Women and girls were often reluctant to tell anyone about the violence for fear of being blamed for causing the violence or other consequences such as inciting further violence, being divorced, and not being able to see their children, among others. Of the women and girls who disclosed violence, the majority informed their husbands or a female family member. In general, women perceived survivors of violence as often being at fault for the violence and thus formal help seeking was seen as a last resort.
The few who told a formal source, which included the police and women’s NGOs, did so only when the violence was severe or ongoing. Barriers to support seeking included shame because revealing family violence is perceived as a violation of social norms, fear of the consequences, lack of trust in service providers, and inability to leave the home due to lack of finances or childcare. Women and girls also needed the permission of husbands or other family members to attend programming and often had to obscure their visits to GBV survivor service providers by informing their family members that they were seeking and obtaining alternatively, more socially acceptable services such as healthcare.

Based on the findings of this research, we believe that while most survivors of violence will not seek formal services, there is much that community-based organizations, international organizations, and donors are doing and can do to enhance the support that women and girl refugees receive in North Jordan and South Lebanon:

  • Offer multiple services in one site to help women overcome high social barriers to attending survivor support services and enable them to obtain the permission that they frequently need from male family members to attend.

  • Integrate the updated IASC Guidelines into current practice to enable service providers to remain in contact with refugees who are frequently displaced by the high cost of living in host communities.

  • Examine how services could be provided more efficiently in particular by identifying methods to reduce GBV service provider staff turnover and by determining if it is efficient to develop parallel services for Palestinian Refugees from Syria and Syrian Nationals.

  • Address the cost of healthcare services associated with reproductive and sexual health and ensure that healthcare providers screen for violence exposure in order to ensure that women and girls who are at risk of violence are able to obtain healthcare services for health impacts of violence that are associated with mortality.

  • Integrate child protection services into GBV survivor support services and make GBV services child and adolescent friendly because many children have been abused or have witnessed abuse and intervention with children of violence survivors is needed to prevent the cycle of violence.
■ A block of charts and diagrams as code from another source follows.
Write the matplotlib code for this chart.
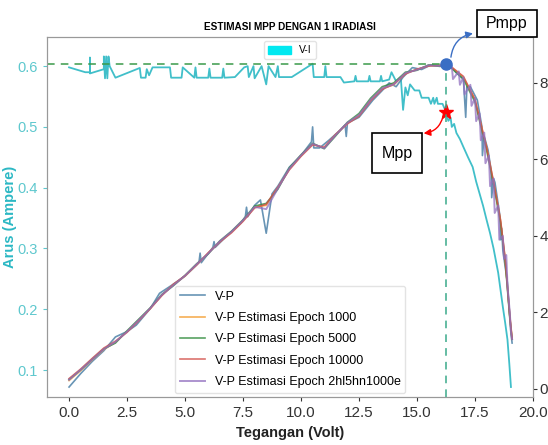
import matplotlib.pyplot as plt
from matplotlib.patches import Patch, Rectangle

plt.rcParams['font.family'] = ['Liberation Sans', 'DejaVu Sans']

# kurva V-I (sumbu kiri)
vi_volt = [0.0, 0.7, 0.9, 0.9, 0.9, 1.5, 1.5, 1.55, 1.6, 1.65,
           1.7, 1.75, 2.0, 3.05, 3.1, 3.3, 3.35, 3.45, 3.6, 4.35,
           4.4, 4.85, 4.9, 5.4, 5.45, 5.5, 6.0, 6.05, 6.1, 6.6,
           6.65, 6.7, 7.15, 7.55, 7.7, 7.75, 7.95, 8.0, 8.3, 8.5,
           8.6, 8.9, 9.0, 9.05, 9.6, 10.5, 10.55, 11.0, 11.05, 11.1,
           11.7, 11.85, 12.3, 12.35, 12.4, 12.9, 12.95, 13.0, 13.4, 13.45,
           13.5, 13.8, 13.9, 14.1, 14.3, 14.4, 14.5, 14.6, 14.7, 14.9,
           15.1, 15.2, 15.5, 15.6, 15.7, 15.75, 15.85, 15.9, 16.1, 16.25,
           16.35, 16.45, 16.5, 16.6, 16.7, 16.85, 17.0, 17.2, 17.4, 17.55,
           17.7, 17.85, 18.0, 18.15, 18.3, 18.4, 18.5, 18.6, 18.7, 18.8,
           18.9, 18.98, 19.05]
vi_arus = [0.598, 0.590, 0.590, 0.614, 0.588, 0.595, 0.616, 0.580, 0.616, 0.580,
           0.616, 0.600, 0.581, 0.597, 0.581, 0.581, 0.595, 0.585, 0.598, 0.598,
           0.581, 0.581, 0.598, 0.581, 0.598, 0.581, 0.581, 0.596, 0.581, 0.581,
           0.596, 0.581, 0.582, 0.598, 0.600, 0.582, 0.600, 0.580, 0.600, 0.570,
           0.600, 0.582, 0.600, 0.582, 0.582, 0.604, 0.582, 0.582, 0.600, 0.582,
           0.582, 0.573, 0.575, 0.584, 0.575, 0.575, 0.584, 0.575, 0.575, 0.584,
           0.575, 0.578, 0.590, 0.575, 0.582, 0.528, 0.565, 0.552, 0.570, 0.560,
           0.560, 0.548, 0.548, 0.538, 0.548, 0.538, 0.548, 0.538, 0.538, 0.525,
           0.51, 0.515, 0.50, 0.505, 0.49, 0.48, 0.467, 0.45, 0.434, 0.41,
           0.39, 0.37, 0.347, 0.325, 0.30, 0.28, 0.26, 0.232, 0.204, 0.178,
           0.15, 0.11, 0.072]

# kurva V-P terukur (sumbu kanan)
vp_volt = [0.0, 0.5, 1.0, 1.5, 2.0, 2.5, 2.9, 3.5, 3.9, 4.4,
           5.0, 5.6, 5.65, 5.7, 6.2, 6.25, 6.3, 6.8, 7.4, 7.6,
           7.65, 7.7, 8.0, 8.25, 8.5, 8.75, 9.0, 9.5, 10.0, 10.45,
           10.5, 10.55, 10.8, 11.2, 11.55, 11.9, 11.95, 12.0, 12.5, 13.1,
           13.5, 13.8, 14.1, 14.4, 14.8, 15.2, 15.6, 16.0, 16.25, 16.5,
           16.7, 17.0, 17.1, 17.15, 17.3, 17.6, 17.8, 17.82, 17.9, 18.06,
           18.2, 18.22, 18.3, 18.36, 18.58, 18.6, 18.65, 18.7, 18.9, 18.95,
           19.0, 19.05, 19.1]
vp_daya = [0.05, 0.4, 0.72, 1.0, 1.36, 1.5, 1.67, 2.1, 2.5, 2.7,
           2.95, 3.3, 3.55, 3.3, 3.7, 3.85, 3.7, 4.0, 4.33, 4.5,
           4.75, 4.5, 4.8, 4.94, 4.07, 5.1, 5.3, 5.8, 6.1, 6.46,
           6.85, 6.3, 6.3, 6.5, 6.69, 6.9, 6.6, 6.95, 7.1, 7.55,
           7.8, 8.0, 7.9, 8.15, 8.4, 8.35, 8.47, 8.45, 8.5, 8.4,
           8.26, 8.1, 7.1, 7.9, 7.9, 7.55, 6.85, 6.1, 6.6, 6.25,
           5.7, 5.0, 5.5, 5.4, 4.5, 3.9, 4.2, 3.63, 2.77, 2.3,
           1.9, 1.45, 1.2]

# estimasi V-P
est_volt = [0.0, 0.5, 1.0, 1.5, 2.0, 2.5, 3.0, 3.5, 4.0, 4.5,
            5.0, 5.5, 6.0, 6.5, 7.0, 7.5, 8.0, 8.5, 9.0, 9.5,
            10.0, 10.5, 11.0, 11.5, 12.0, 12.5, 13.0, 13.5, 14.0, 14.5,
            15.0, 15.5, 16.0, 16.25, 16.5, 17.0, 17.5, 18.0, 18.3, 18.6,
            18.8, 19.0, 19.1]
est_1000 = [0.22, 0.48, 0.76, 1.03, 1.22, 1.5, 1.8, 2.1, 2.45, 2.72,
            2.95, 3.25, 3.55, 3.85, 4.1, 4.4, 4.75, 4.8, 5.25, 5.75,
            6.1, 6.4, 6.3, 6.65, 6.95, 7.15, 7.55, 7.85, 7.95, 8.25,
            8.35, 8.45, 8.45, 8.5, 8.4, 8.15, 7.55, 6.3, 5.4, 4.4,
            3.4, 1.9, 1.3]
est_5000 = [0.25, 0.5, 0.78, 1.05, 1.2, 1.52, 1.82, 2.12, 2.47, 2.7,
            2.97, 3.27, 3.53, 3.87, 4.12, 4.42, 4.78, 4.85, 5.22, 5.78,
            6.12, 6.42, 6.28, 6.62, 6.97, 7.2, 7.6, 7.9, 8.0, 8.28,
            8.33, 8.47, 8.43, 8.5, 8.38, 8.1, 7.5, 6.25, 5.35, 4.35,
            3.35, 1.85, 1.3]
est_10000 = [0.27, 0.52, 0.8, 1.07, 1.25, 1.48, 1.78, 2.1, 2.44, 2.74,
             2.96, 3.24, 3.56, 3.84, 4.08, 4.38, 4.73, 4.83, 5.27, 5.73,
             6.08, 6.38, 6.32, 6.66, 6.93, 7.13, 7.53, 7.83, 7.97, 8.23,
             8.36, 8.44, 8.46, 8.49, 8.41, 8.17, 7.57, 6.32, 5.42, 4.42,
             3.42, 1.92, 1.32]
est_2hl_volt = [0.0, 0.5, 1.0, 1.5, 2.0, 2.5, 3.0, 3.5, 4.0, 4.5,
                5.0, 5.5, 6.0, 6.5, 7.0, 7.5, 8.0, 8.5, 9.0, 9.5,
                10.0, 10.5, 11.0, 11.5, 12.0, 12.5, 13.0, 13.5, 14.0, 14.5,
                15.0, 15.5, 16.0, 16.25, 16.5, 16.55, 16.8, 16.85, 17.0, 17.05,
                17.3, 17.35, 17.5, 17.55, 17.7, 17.75, 17.9, 17.95, 18.1, 18.15,
                18.3, 18.35, 18.5, 18.55, 18.7, 18.75, 18.85, 18.9, 19.0, 19.05,
                19.1]
est_2hl = [0.24, 0.5, 0.77, 1.04, 1.23, 1.5, 1.8, 2.11, 2.46, 2.71,
           2.96, 3.26, 3.54, 3.86, 4.11, 4.41, 4.76, 4.7, 5.24, 5.76,
           6.11, 6.41, 6.29, 6.64, 6.96, 7.16, 7.56, 7.86, 7.96, 8.26,
           8.34, 8.46, 8.44, 8.5, 8.45, 8.1, 8.3, 7.95, 8.15, 7.7,
           7.95, 7.4, 7.6, 7.0, 7.2, 6.5, 6.7, 5.9, 6.1, 5.3,
           5.5, 4.6, 4.8, 3.9, 4.0, 3.4, 3.5, 2.7, 2.0, 1.5,
           1.3]

mpp_volt = 16.25
mpp_arus = 0.525
pmpp = 8.5

cyan = '#2cb8c4'

fig = plt.figure(figsize=(5.48, 4.45), dpi=100)
ax1 = fig.add_axes([0.0858, 0.1079, 0.8868, 0.809])
ax2 = ax1.twinx()

ax1.plot(vi_volt, vi_arus, color=cyan, lw=1.3, alpha=0.9)
ax1.plot(mpp_volt, mpp_arus, marker='*', color='red', ms=11, ls='none', zorder=5)

ax2.plot(vp_volt, vp_daya, color='#4d82a8', lw=1.2, alpha=0.85, label='V-P')
ax2.plot(est_volt, est_1000, color='#f5a742', lw=1.2, alpha=0.9, label='V-P Estimasi Epoch 1000')
ax2.plot(est_volt, est_5000, color='#2e8b3a', lw=1.2, alpha=0.8, label='V-P Estimasi Epoch 5000')
ax2.plot(est_volt, est_10000, color='#d2504a', lw=1.2, alpha=0.8, label='V-P Estimasi Epoch 10000')
ax2.plot(est_2hl_volt, est_2hl, color='#9270c0', lw=1.4, alpha=0.75, label='V-P Estimasi Epoch 2hl5hn1000e')
ax2.plot(mpp_volt, pmpp, marker='o', color='#3a6ec4', ms=8, ls='none', zorder=6)

# garis bantu MPP
ax2.plot([-0.95, mpp_volt], [pmpp, pmpp], color='#3a9a4a', ls='--', lw=1.1, dashes=(5, 4))
ax2.plot([mpp_volt, mpp_volt], [-0.21, pmpp], color='#3aaa8a', ls='--', lw=1.1, dashes=(5, 4))

ax1.set_xlim(-0.95, 20)
ax1.set_ylim(0.0556, 0.648)
ax2.set_ylim(-0.21, 9.2)
ax1.set_xticks([0, 2.5, 5, 7.5, 10, 12.5, 15, 17.5, 20])
ax1.set_xticklabels(['0.0', '2.5', '5.0', '7.5', '10.0', '12.5', '15.0', '17.5', '20.0'])
ax1.set_yticks([0.1, 0.2, 0.3, 0.4, 0.5, 0.6])
ax2.set_yticks([0, 2, 4, 6, 8])

for ax in (ax1, ax2):
    for s in ax.spines.values():
        s.set_color('#999999')
ax1.tick_params(axis='x', labelsize=11, colors='#333333', length=3)
ax1.tick_params(axis='y', labelsize=10.5, colors='#5ec8ce', length=3)
ax2.tick_params(axis='y', labelsize=11, colors='#333333', length=3, pad=1.5)

ax1.set_xlabel('Tegangan (Volt)', fontsize=10.5, fontweight='bold', color='#222222', labelpad=4)
ax1.set_ylabel('Arus (Ampere)', fontsize=10.5, fontweight='bold', color=cyan)
ax1.yaxis.set_label_coords(-0.062, 0.5)
ax2.set_ylabel('Daya (Watt)', fontsize=10.5, fontweight='bold', color='#333333', labelpad=10)
ax1.set_title('ESTIMASI MPP DENGAN 1 IRADIASI', fontsize=7.2, fontweight='bold', pad=5)

leg1 = ax1.legend(handles=[Patch(color='#00e8f0', label='V-I')], loc='upper center',
                  fontsize=7.5, handlelength=2.2, handleheight=0.8,
                  borderaxespad=0.4, framealpha=0.8, edgecolor='#dddddd')
ax2.legend(loc='lower center', fontsize=9, borderaxespad=0.3, handlelength=2.0,
           labelspacing=0.75, framealpha=0.8, edgecolor='#dddddd')

# kotak keterangan Pmpp dan Mpp
fig.add_artist(Rectangle((0.8704, 0.9169), 0.1095, 0.0607, transform=fig.transFigure,
                         fc='white', ec='black', lw=1.2))
fig.text(0.925, 0.947, 'Pmpp', fontsize=11.5, ha='center', va='center')
fig.add_artist(Rectangle((0.679, 0.611), 0.0912, 0.0899, transform=fig.transFigure,
                         fc='white', ec='black', lw=1.2, zorder=5))
fig.text(0.7245, 0.656, 'Mpp', fontsize=11.5, ha='center', va='center', zorder=6)

ax2.annotate('', xy=(0.868, 0.926), xycoords='figure fraction',
             xytext=(mpp_volt + 0.2, pmpp + 0.1), textcoords='data',
             arrowprops=dict(arrowstyle='-|>', color='#3a6ec4', lw=1,
                             connectionstyle='arc3,rad=-0.4'),
             annotation_clip=False)
ax1.annotate('', xy=(0.768, 0.700), xycoords='figure fraction',
             xytext=(mpp_volt - 0.1, mpp_arus - 0.003), textcoords='data',
             arrowprops=dict(arrowstyle='-|>', color='red', lw=1,
                             connectionstyle='arc3,rad=-0.4'),
             annotation_clip=False)

plt.savefig('out.png', dpi=100)
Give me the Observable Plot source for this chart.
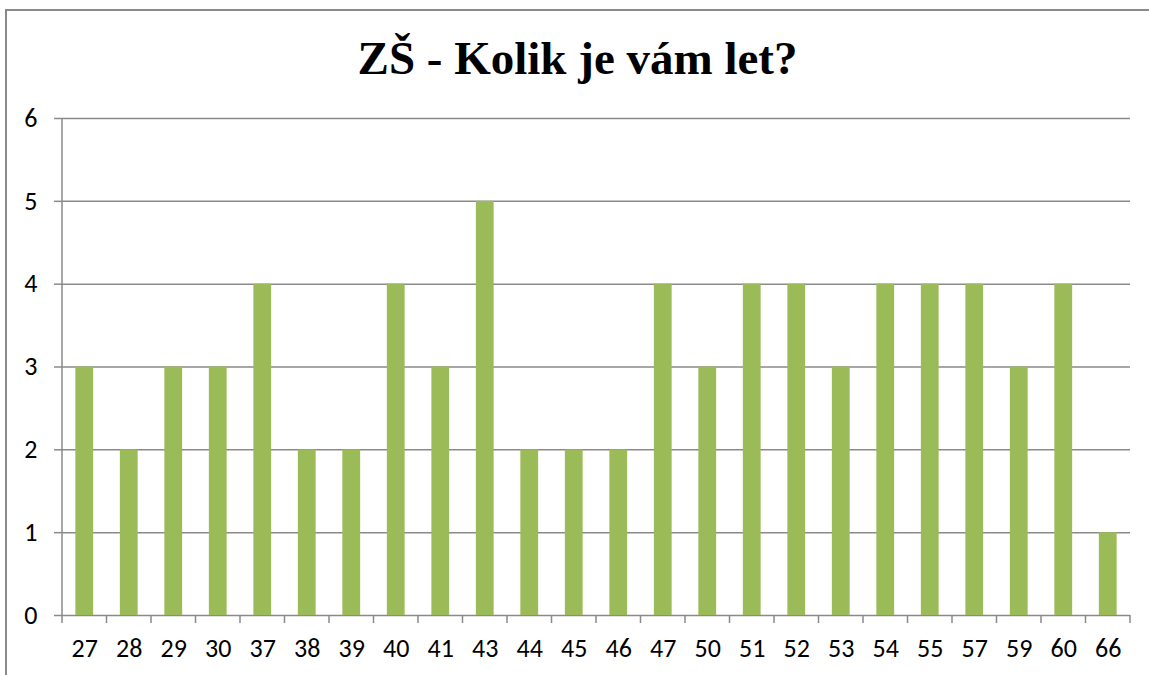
<!DOCTYPE html>
<html>
<head>
<meta charset="utf-8">
<script src="https://cdn.jsdelivr.net/npm/d3@7"></script>
<script src="https://cdn.jsdelivr.net/npm/@observablehq/plot@0.6"></script>
<style>
  html, body { margin: 0; padding: 0; background: #fff; width: 1149px; height: 675px; overflow: hidden; }
  #frame { position: absolute; left: 5px; top: 9px; width: 1200px; height: 720px; border: 2px solid #8a8a8a; box-sizing: border-box; }
  #title { position: absolute; left: 0; top: 28px; width: 1155px; text-align: center;
           font-family: "Liberation Serif", "Times New Roman", serif; font-weight: bold; font-size: 47px; line-height: 60px; color: #000; }
  #plot { position: absolute; left: 0; top: 100px; }
  #plot svg text { font-size: 26px !important; font-family: Carlito, "Open Sans", "Noto Sans", sans-serif !important; fill: #000; }
</style>
</head>
<body>
<div id="frame"></div>
<div id="title">ZŠ - Kolik je vám let?</div>
<div id="plot"></div>
<script>
const ages = ["27","28","29","30","37","38","39","40","41","43","44","45","46","47","50","51","52","53","54","55","57","59","60","66"];
const counts = [3,2,3,3,4,2,2,4,3,5,2,2,2,4,3,4,4,3,4,4,4,3,4,1];
const yTicks = [0,1,2,3,4,5,6];

const data = ages.map((a, i) => ({age: a, count: counts[i]}));
const gray = "#8a8a8a";

// boundary tick marks between categories on the x axis, plus the vertical axis line
function boundaryTicks(index, scales, values, dimensions) {
  const x = scales.x;
  const bw = x.bandwidth();
  const step = bw / 0.4;
  const y0 = scales.y(0);
  const g = d3.create("svg:g");
  const positions = ages.map(a => x(a) + bw / 2 - step / 2);
  positions.push(x(ages[ages.length - 1]) + bw / 2 + step / 2);
  for (const px of positions) {
    g.append("line").attr("x1", px).attr("x2", px).attr("y1", y0).attr("y2", y0 + 8)
      .attr("stroke", gray).attr("stroke-width", 1.5);
  }
  g.append("line").attr("x1", dimensions.marginLeft).attr("x2", dimensions.marginLeft)
    .attr("y1", scales.y(6)).attr("y2", y0).attr("stroke", gray).attr("stroke-width", 1.5);
  return g.node();
}

const chart = Plot.plot({
  width: 1149,
  height: 575,
  marginLeft: 62,
  marginRight: 19,
  marginTop: 18,
  marginBottom: 60,
  style: { fontFamily: "Carlito, 'Open Sans', sans-serif", fontSize: "26px", color: "#000", background: "transparent" },
  x: { domain: ages, paddingInner: 0.6, paddingOuter: 0.3, round: false, label: null },
  y: { domain: [0, 6], label: null },
  marks: [
    Plot.gridY(yTicks, { stroke: gray, strokeOpacity: 1, strokeWidth: 1.5 }),
    Plot.barY(data, { x: "age", y: "count", fill: "#9BBB59" }),
    Plot.axisY(yTicks, { tickSize: 8, tickPadding: 17, tickFormat: "d", stroke: gray, strokeWidth: 1.5 }),
    Plot.axisX({ tickSize: 0, tickPadding: 23 }),
    boundaryTicks
  ]
});
document.getElementById("plot").appendChild(chart);
</script>
</body>
</html>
  • Implement interventions involving conditional or unconditional cash transfers and conduct rigorous evaluations to support women to relieve tensions caused by financial stress in the home but further research is needed to examine the efficacy of this type of intervention in the Middle East.

  • Where possible, engage older in research activities to shed light on important issues for this particularly under-researched population.

  • Conduct activities and research with men and boys to understand how men and boys could be better integrated into violence prevention initiatives to prevent marital rape and sexual assault, child marriage, and child abuse.

Through these initiatives and the ongoing services, we believe that service organizations and donors can enhance their support for women and girl refugees from Syria living in North Jordan and South Lebanon.